## WHAT IS REQUIRED
Copy the listing verbatim, excluding any images found in it.

## RAW DATA
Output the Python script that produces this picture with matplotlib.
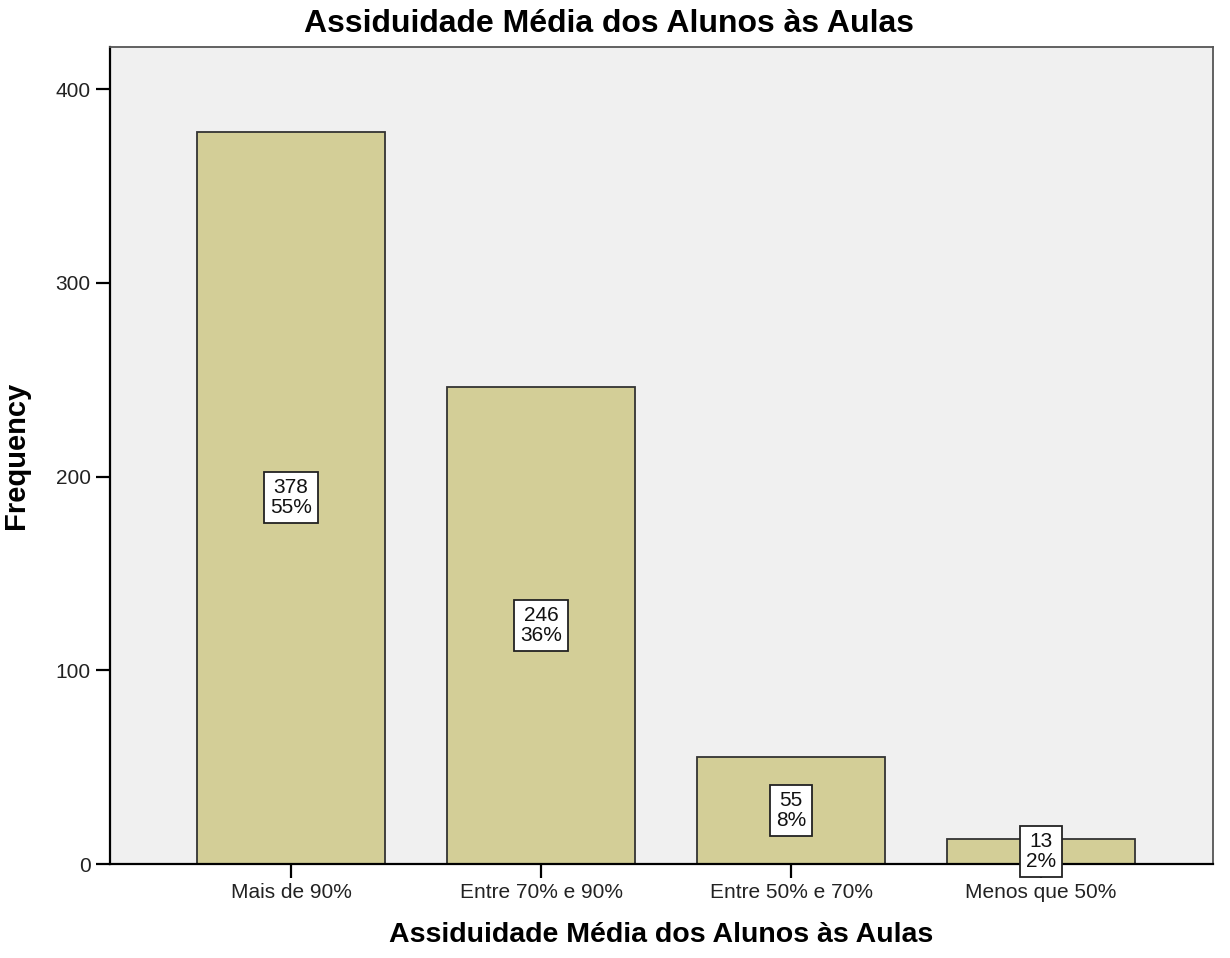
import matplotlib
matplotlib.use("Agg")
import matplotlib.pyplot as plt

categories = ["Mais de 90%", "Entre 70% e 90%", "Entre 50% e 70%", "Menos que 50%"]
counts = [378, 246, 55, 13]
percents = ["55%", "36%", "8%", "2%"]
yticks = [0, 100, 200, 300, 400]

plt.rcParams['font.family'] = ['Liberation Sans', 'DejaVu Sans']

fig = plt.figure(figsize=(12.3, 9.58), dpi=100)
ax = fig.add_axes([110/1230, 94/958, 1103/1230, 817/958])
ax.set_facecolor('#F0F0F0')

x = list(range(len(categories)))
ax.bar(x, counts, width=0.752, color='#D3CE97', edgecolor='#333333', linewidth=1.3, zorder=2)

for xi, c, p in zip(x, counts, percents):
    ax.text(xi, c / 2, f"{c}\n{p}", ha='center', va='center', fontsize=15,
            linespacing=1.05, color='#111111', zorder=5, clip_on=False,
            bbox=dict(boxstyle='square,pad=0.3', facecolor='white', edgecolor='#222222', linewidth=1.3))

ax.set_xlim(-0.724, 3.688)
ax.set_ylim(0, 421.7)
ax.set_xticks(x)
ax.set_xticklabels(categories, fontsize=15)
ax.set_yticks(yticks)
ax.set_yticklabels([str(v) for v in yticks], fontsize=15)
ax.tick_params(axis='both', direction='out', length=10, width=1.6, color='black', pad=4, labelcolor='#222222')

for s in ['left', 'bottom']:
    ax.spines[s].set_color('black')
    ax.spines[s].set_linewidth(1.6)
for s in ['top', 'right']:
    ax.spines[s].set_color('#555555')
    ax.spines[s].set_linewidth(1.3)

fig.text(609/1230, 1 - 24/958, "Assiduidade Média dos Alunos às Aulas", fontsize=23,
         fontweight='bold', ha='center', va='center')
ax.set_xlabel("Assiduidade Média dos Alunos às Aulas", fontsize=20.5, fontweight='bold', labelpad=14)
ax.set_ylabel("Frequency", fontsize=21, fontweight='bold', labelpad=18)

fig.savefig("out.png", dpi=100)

## TASK OUTPUT
Output the Python script that produces this picture with matplotlib.
import matplotlib
matplotlib.use("Agg")
import matplotlib.pyplot as plt

categories = ["Mais de 90%", "Entre 70% e 90%", "Entre 50% e 70%", "Menos que 50%"]
counts = [378, 246, 55, 13]
percents = ["55%", "36%", "8%", "2%"]
yticks = [0, 100, 200, 300, 400]

plt.rcParams['font.family'] = ['Liberation Sans', 'DejaVu Sans']

fig = plt.figure(figsize=(12.3, 9.58), dpi=100)
ax = fig.add_axes([110/1230, 94/958, 1103/1230, 817/958])
ax.set_facecolor('#F0F0F0')

x = list(range(len(categories)))
ax.bar(x, counts, width=0.752, color='#D3CE97', edgecolor='#333333', linewidth=1.3, zorder=2)

for xi, c, p in zip(x, counts, percents):
    ax.text(xi, c / 2, f"{c}\n{p}", ha='center', va='center', fontsize=15,
            linespacing=1.05, color='#111111', zorder=5, clip_on=False,
            bbox=dict(boxstyle='square,pad=0.3', facecolor='white', edgecolor='#222222', linewidth=1.3))

ax.set_xlim(-0.724, 3.688)
ax.set_ylim(0, 421.7)
ax.set_xticks(x)
ax.set_xticklabels(categories, fontsize=15)
ax.set_yticks(yticks)
ax.set_yticklabels([str(v) for v in yticks], fontsize=15)
ax.tick_params(axis='both', direction='out', length=10, width=1.6, color='black', pad=4, labelcolor='#222222')

for s in ['left', 'bottom']:
    ax.spines[s].set_color('black')
    ax.spines[s].set_linewidth(1.6)
for s in ['top', 'right']:
    ax.spines[s].set_color('#555555')
    ax.spines[s].set_linewidth(1.3)

fig.text(609/1230, 1 - 24/958, "Assiduidade Média dos Alunos às Aulas", fontsize=23,
         fontweight='bold', ha='center', va='center')
ax.set_xlabel("Assiduidade Média dos Alunos às Aulas", fontsize=20.5, fontweight='bold', labelpad=14)
ax.set_ylabel("Frequency", fontsize=21, fontweight='bold', labelpad=18)

fig.savefig("out.png", dpi=100)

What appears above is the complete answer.